Working with cast iron castings.

kellswaterri

Active User
Registered
Joined
Jun 14, 2013
Messages
27
Hello All,
I build model steam engines from casting kits, the castings are un machined, and I work to drawings. Some kit suppliers cut their tolerances pretty fine making a bit of an adventure, now I do not know much about the different types of cast iron but this stuff leaves me looking like a coal miner. If you put in a search for ''corncrake'' my Photobucket album should appear, the large 10'' cast iron flywheel had a skin on it that had to be under cut with an angle grinder, very hard to get through, but turned fine otherwise. I used a combination of Glanze insert tool and tipped tools...how would you guys approach machining castings like these.
All the best for now,
John.
 
Hello All,
I build model steam engines from casting kits, the castings are un machined, and I work to drawings. Some kit suppliers cut their tolerances pretty fine making a bit of an adventure, now I do not know much about the different types of cast iron but this stuff leaves me looking like a coal miner. If you put in a search for ''corncrake'' my Photobucket album should appear, the large 10'' cast iron flywheel had a skin on it that had to be under cut with an angle grinder, very hard to get through, but turned fine otherwise. I used a combination of Glanze insert tool and tipped tools...how would you guys approach machining castings like these.
All the best for now,
John.
Cast iron is dirty and mill scale can be very hard, sound like you have normal CI, I hate the stuff and avoid it as much as possible.
 
Hi Shade,
I could use aluminum or plain steel but the models just would not authentic, as you say it is dirty stuff to work with. I always use a good full face filter mask with cartridge and even then it manages to get up my nose. The cold spots and scale can be a real nuicance,
All the best for now,
John.
 
Need advices on removing old rust on cast iron parts, old lathe stand. Equipment I have is a 4 in hand grinder, general motor buffer and bench grinder. From reading on this site, it seem some people use WD 40 and a wirer wheel. Is this good way to go? Chester
 
I worked for several years in an iron casting repair facility (continuous oven preheat, fusion welding, and machine shop) and in my experience, it is always good to use a shop vac and hold the hose nozzle right down to the area that is being machined.

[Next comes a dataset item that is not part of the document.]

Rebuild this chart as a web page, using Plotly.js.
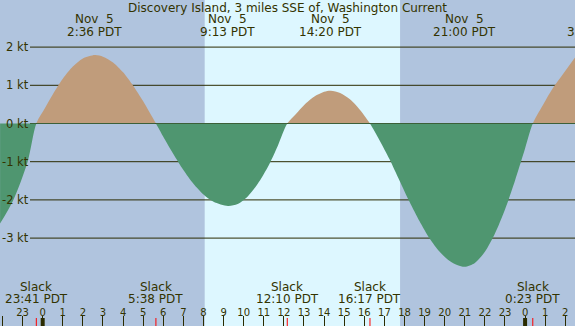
<!DOCTYPE html>
<html>
<head>
<meta charset="utf-8">
<script src="https://cdn.plot.ly/plotly-3.0.1.min.js"></script>
<style>html,body{margin:0;padding:0;background:#b0c4de;}#chart{width:575px;height:326px;}</style>
</head>
<body>
<div id="chart"></div>
<script>
// Hours relative to Nov 5 00:00 PDT, current speed in knots
const hours = [-2.12, -1.46, -0.75, -0.317, 0.1, 0.5, 1, 1.5, 2, 2.6, 3, 3.5, 4, 4.5, 5, 5.633,
  6.1, 6.5, 7, 7.5, 8, 8.5, 9.217, 9.7, 10.2, 10.7, 11.2, 11.7, 12.167,
  12.6, 13, 13.5, 14, 14.333, 14.8, 15.3, 15.8, 16.283,
  16.75, 17.25, 17.75, 18.25, 18.75, 19.25, 19.75, 20.25, 20.65, 21, 21.5, 22, 22.5, 23, 23.5, 23.95, 24.383,
  24.85, 25.3, 25.8, 26.5];
const knots = [-2.62, -2.0, -1.0, 0, 0.39, 0.76, 1.17, 1.49, 1.70, 1.79, 1.75, 1.60, 1.34, 0.99, 0.58, 0,
  -0.44, -0.80, -1.22, -1.58, -1.86, -2.05, -2.16, -2.11, -1.91, -1.58, -1.14, -0.58, 0,
  0.25, 0.48, 0.70, 0.83, 0.86, 0.80, 0.63, 0.35, 0,
  -0.43, -0.93, -1.49, -2.05, -2.56, -3.01, -3.36, -3.60, -3.71, -3.75, -3.65, -3.36, -2.88, -2.25, -1.49, -0.74, 0,
  0.45, 0.86, 1.23, 1.74];

const eventHours = [2.6, 9.217, 14.333, 21.0];
const eventDates = ["Nov  5", "Nov  5", "Nov  5", "Nov  5"];
const eventTimes = ["2:36 PDT", "9:13 PDT", "14:20 PDT", "21:00 PDT"];
const nextEventHour = [27.45];
const nextEventTime = ["3:27 PDT"];

const slackHours = [-0.317, 5.633, 12.167, 16.283, 24.383];
const slackTimes = ["23:41 PDT", "5:38 PDT", "12:10 PDT", "16:17 PDT", "0:23 PDT"];

const daylight = [8.06, 17.78];
const midnights = [0, 24];

const gridKnots = [2, 1, 0, -1, -2, -3];
const gridLabels = ["2 kt", "1 kt", "0 kt", "-1 kt", "-2 kt", "-3 kt"];

const tickHours = [-2,-1,0,1,2,3,4,5,6,7,8,9,10,11,12,13,14,15,16,17,18,19,20,21,22,23,24,25,26];
const tickLabels = ["22","23","0","1","2","3","4","5","6","7","8","9","10","11","12","13","14","15","16","17","18","19","20","21","22","23","0","1","2"];

const W = 575, H = 326;
const XR = [-2.124, 26.483];
const PPK = 38.2, ZERO_PX = 123.5;
const yTop = ZERO_PX / PPK, yBot = -(H - ZERO_PX) / PPK;
const splitPx = 123; // pixel row where flood and ebb fills meet
const splitVal = (ZERO_PX - splitPx) / PPK;
const splitDom = (H - splitPx) / H;

const NIGHT = "#b0c4de", DAY = "#ddf7ff", FLOOD = "#c09c7b", EBB = "#4f9670";
const INK = "#333300", LINE = "#2b2b00";
const FONT = "DejaVu Sans";

const curve = {width: 0, shape: "spline", smoothing: 0.8};
const traces = [
  {x: [hours[0]], y: [0], xaxis: "x", yaxis: "y", mode: "none", hoverinfo: "skip", showlegend: false},
  {x: hours, y: knots, xaxis: "x", yaxis: "y3", mode: "lines", line: curve,
   fill: "tozeroy", fillcolor: FLOOD, hoverinfo: "skip", showlegend: false},
  {x: hours, y: knots, xaxis: "x", yaxis: "y2", mode: "lines", line: curve,
   fill: "tozeroy", fillcolor: EBB, hoverinfo: "skip", showlegend: false}
];

const shapes = [];
shapes.push({type: "rect", layer: "below", xref: "x", yref: "paper", x0: daylight[0], x1: daylight[1], y0: 0, y1: 1,
  fillcolor: DAY, line: {width: 0}});
gridKnots.forEach(k => shapes.push({type: "line", layer: "below", xref: "paper", yref: "y",
  x0: 30 / W, x1: 1, y0: k, y1: k, line: {color: LINE, width: 1}}));
slackHours.forEach(h => shapes.push({type: "line", layer: "above", xref: "x", yref: "paper",
  x0: h, x1: h, y0: 0, y1: 8 / H, line: {color: "#ff0000", width: 1}}));
midnights.forEach(h => shapes.push({type: "line", layer: "above", xref: "x", yref: "paper",
  x0: h, x1: h, y0: 0, y1: 8 / H, line: {color: LINE, width: 4}}));

const ann = [];
const pyToPaper = py => 1 - py / H;
const base = {showarrow: false, borderpad: 0, borderwidth: 0, xanchor: "center", font: {family: FONT, size: 12, color: INK}};
eventHours.forEach((h, i) => {
  ann.push(Object.assign({}, base, {xref: "x", yref: "paper", x: h, y: pyToPaper(19.3), yanchor: "middle", text: eventDates[i]}));
  ann.push(Object.assign({}, base, {xref: "x", yref: "paper", x: h, y: pyToPaper(31.8), yanchor: "middle", text: eventTimes[i]}));
});
nextEventHour.forEach((h, i) => {
  ann.push(Object.assign({}, base, {xref: "paper", yref: "paper", x: (h - XR[0]) / (XR[1] - XR[0]),
    y: pyToPaper(31.8), yanchor: "middle", text: nextEventTime[i]}));
});
slackHours.forEach((h, i) => {
  ann.push(Object.assign({}, base, {xref: "x", yref: "paper", x: h, y: pyToPaper(287), yanchor: "middle", text: "Slack"}));
  ann.push(Object.assign({}, base, {xref: "x", yref: "paper", x: h, y: pyToPaper(299), yanchor: "middle", text: slackTimes[i]}));
});
gridKnots.forEach((k, i) => {
  ann.push(Object.assign({}, base, {xref: "paper", yref: "y", x: 28.5 / W, xanchor: "right", y: k, yanchor: "middle",
    text: gridLabels[i], font: {family: FONT, size: 11.5, color: INK}}));
});

const layout = {
  width: W, height: H,
  margin: {l: 0, r: 0, t: 0, b: 0, pad: 0, autoexpand: false},
  paper_bgcolor: NIGHT, plot_bgcolor: "rgba(0,0,0,0)",
  showlegend: false,
  title: {text: "Discovery Island, 3 miles SSE of, Washington Current", x: 0.5, xanchor: "center",
    yref: "container", y: 1 - 7.8 / H, yanchor: "middle", font: {family: FONT, size: 12, color: INK}, automargin: false},
  xaxis: {range: XR, fixedrange: true, showgrid: false, zeroline: false, showline: false,
    tickmode: "array", tickvals: tickHours, ticktext: tickLabels,
    ticks: "inside", ticklen: 10, tickwidth: 1, tickcolor: LINE,
    ticklabelposition: "inside", ticklabelstandoff: -3, tickfont: {family: FONT, size: 10, color: INK}},
  yaxis: {range: [yBot, yTop], domain: [0, 1], fixedrange: true, visible: false},
  yaxis2: {range: [yBot, splitVal], domain: [0, splitDom], fixedrange: true, visible: false, anchor: "x"},
  yaxis3: {range: [splitVal, yTop], domain: [splitDom, 1], fixedrange: true, visible: false, anchor: "x"},
  shapes: shapes,
  annotations: ann
};

Plotly.newPlot("chart", traces, layout, {staticPlot: true, displayModeBar: false});
</script>
</body>
</html>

Also, with cast iron, cover the ways when you can, use a shop vac with the finest cage filter you can get, an old sock or two over the hose bib inside the canister can help catch the big stuff and pre-filter the powdered stuff before it gets to the cage filter.

If you're using a big diameter facing mill or a large fly cutter, (> 5 inches) stay out of the way and put your fan on it to blow the dust in the desired direction while wearing a dust mask. Just dont breathe any more than you have to, and protect the ways as well as you can.

For 12-13 years I went home every day with some iron dust in my clothes... When you work around iron, you can taste it when you lick your lips at any given time. After awhile, you wont even notice, sorta like when you live by the train tracks, you dont notice the train after a couple years!

Summary: Dust management.

Regards.
 
Need advices on removing old rust on cast iron parts, old lathe stand. Equipment I have is a 4 in hand grinder, general motor buffer and bench grinder. From reading on this site, it seem some people use WD 40 and a wirer wheel. Is this good way to go? Chester

I would just dump the part(s) in a bucket of Evaporust and let it sit for a few hours. The stuff isn't exactly cheap as I paid about $23 for a gallon of it the other night at an auto parts store but I think it's worth every penny.

It's non-caustic and non-toxic. I've been known to de-rust smaller items on our kitchen counter (the wife isn't exactly happy about this though).

Hope that helps,

-Ron
 
Need advices on removing old rust on cast iron parts, old lathe stand. Equipment I have is a 4 in hand grinder, general motor buffer and bench grinder. From reading on this site, it seem some people use WD 40 and a wirer wheel. Is this good way to go? Chester


I would go for sand blasting it. Using a wire wheel will stick small piece of steel into the exterior of the casting, possibly causing you additional corrosion problems down the line.
 
I would go for sand blasting it. Using a wire wheel will stick small piece of steel into the exterior of the casting, possibly causing you additional corrosion problems down the line.
Will those cheap harbor freight guns work good, or should I take it somewhere to have it done? Thanks for your reply, Chester
 
I often buy cheap import indexable tool holders that come with inserts. I just use the inserts that came with them for busting rust and mill scale. 5 tools with inserts for 20$. They actually work pretty good on a small lathe with good inserts.